Cold starts and keeping the GPU busy

For interactive image generation, a hidden cost is the time spent loading the model into GPU memory before the first image can be produced. If you spin an instance up and down for every request, you pay repeatedly for that load time while the GPU sits idle. Two patterns help. For steady demand, keep a warm instance running so the model stays resident and every request goes straight to generation. For bursty demand, batch incoming requests so a single warm GPU serves many prompts before going idle. Either way, the goal is to maximize the share of paid GPU time that is actually generating images rather than loading or waiting.

Multi-GPU and scaling for serving

When you move from personal use to serving many users, a single GPU eventually caps out on concurrency. Scaling usually means running several instances behind a queue or load balancer rather than buying one enormous card, because image requests parallelize naturally across GPUs.
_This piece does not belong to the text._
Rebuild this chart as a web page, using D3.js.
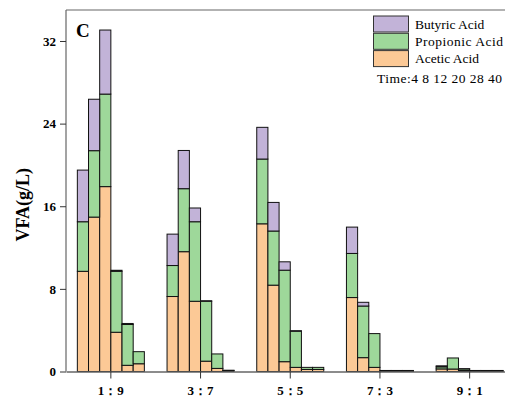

This also pairs well with interruptible capacity for the overflow tier: a reliable baseline of on-demand instances handles steady traffic, while spot instances absorb spikes cheaply, retrying any request lost to an interruption. The cost-per-image metric still guides you here, applied across the fleet rather than a single card.

ScaleSensible setup
Personal or occasionalOne modest GPU, on demand
Steady moderate volumeOne warm higher-memory GPU, batched
Production servingFleet of GPUs behind a queue, spot for spikes

Image generation is one of the most cost-friendly GPU workloads precisely because it scales across hardware. Focus on VRAM for the resolution and batch size you need, keep the GPU warm and busy, measure throughput at your real settings, and compare on cost per image rather than hourly rate. Do that and you will land on a GPU that delivers the pictures you want without overpaying for capability you never use.